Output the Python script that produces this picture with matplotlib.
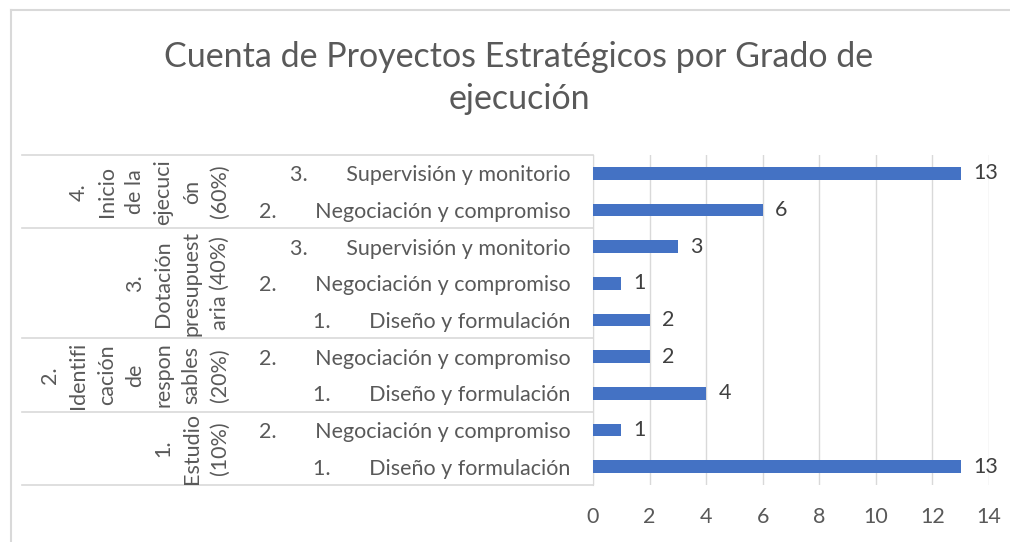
import numpy as np
import matplotlib
matplotlib.use('Agg')
import matplotlib.pyplot as plt
import matplotlib.transforms as mtransforms
from matplotlib.lines import Line2D

plt.rcParams['font.family'] = ['Lato', 'DejaVu Sans']

# data, bottom to top as drawn
categories = ['1.       Diseño y formulación',
              '2.       Negociación y compromiso',
              '1.       Diseño y formulación',
              '2.       Negociación y compromiso',
              '1.       Diseño y formulación',
              '2.       Negociación y compromiso',
              '3.       Supervisión y monitorio',
              '2.       Negociación y compromiso',
              '3.       Supervisión y monitorio']
values = [13, 1, 4, 2, 2, 1, 3, 6, 13]

groups = ['1.\nEstudio\n(10%)',
          '2.\nIdentifi\ncación\nde\nrespon\nsables\n(20%)',
          '3.\nDotación\npresupuest\naria (40%)',
          '4.\nInicio\nde la\nejecuci\nón\n(60%)']
group_sizes = [2, 2, 3, 2]

bar_color = '#4472C4'
grid_color = '#D9D9D9'
text_color = '#595959'
fs = 15.5

fig = plt.figure(figsize=(10.1, 5.42), dpi=100)
ax = fig.add_axes([593/1010, 57/542, 396/1010, 330/542])

y = np.arange(len(values))
ax.barh(y, values, height=0.35, color=bar_color, zorder=3)
ax.set_ylim(-0.5, len(values) - 0.5)
ax.set_xlim(0, 14)
ax.set_xticks(range(0, 15, 2))
ax.set_yticks(y)
ax.set_yticklabels(categories)
ax.tick_params(axis='y', length=0, pad=16, labelsize=fs, labelcolor=text_color)
ax.tick_params(axis='x', length=0, pad=16, labelsize=fs, labelcolor=text_color)
ax.grid(axis='x', color=grid_color, lw=1, zorder=0)
for s in ['top', 'right', 'bottom']:
    ax.spines[s].set_visible(False)
ax.spines['left'].set_color(grid_color)

for yi, v in zip(y, values):
    ax.annotate(str(v), (v, yi), xytext=(9, 0), textcoords='offset points',
                ha='left', va='center', fontsize=fs, color='#404040')

# multi-level axis lines and group labels
trans = mtransforms.blended_transform_factory(ax.transAxes, ax.transData)
left_x = (22 - 593) / 396
edges = np.concatenate([[0], np.cumsum(group_sizes)]) - 0.5
for e in edges:
    ax.add_line(Line2D([left_x, 0], [e, e], transform=trans, color=grid_color,
                       lw=1.2, clip_on=False))
for g, lo, hi in zip(groups, edges[:-1], edges[1:]):
    ax.text((230 - 593) / 396, (lo + hi) / 2, g, transform=trans, rotation=90,
            ha='right', va='center', multialignment='center', linespacing=1.52,
            fontsize=fs, color=text_color)

fig.text(519/1010, 1 - 78/542, 'Cuenta de Proyectos Estratégicos por Grado de\nejecución',
         ha='center', va='center', fontsize=24.5, color=text_color, linespacing=1.35)

# chart area border
fig.add_artist(Line2D([11/1010, 11/1010], [0, 1 - 10/542], color=grid_color, lw=1.5))
fig.add_artist(Line2D([11/1010, 1], [1 - 10/542, 1 - 10/542], color=grid_color, lw=1.5))

fig.savefig('out.png', dpi=100)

- [TASK]: Of the lines in this data, how many contain "matplotlib"? Reply with only the number.

- [EXERCISE RESPONSE]: 6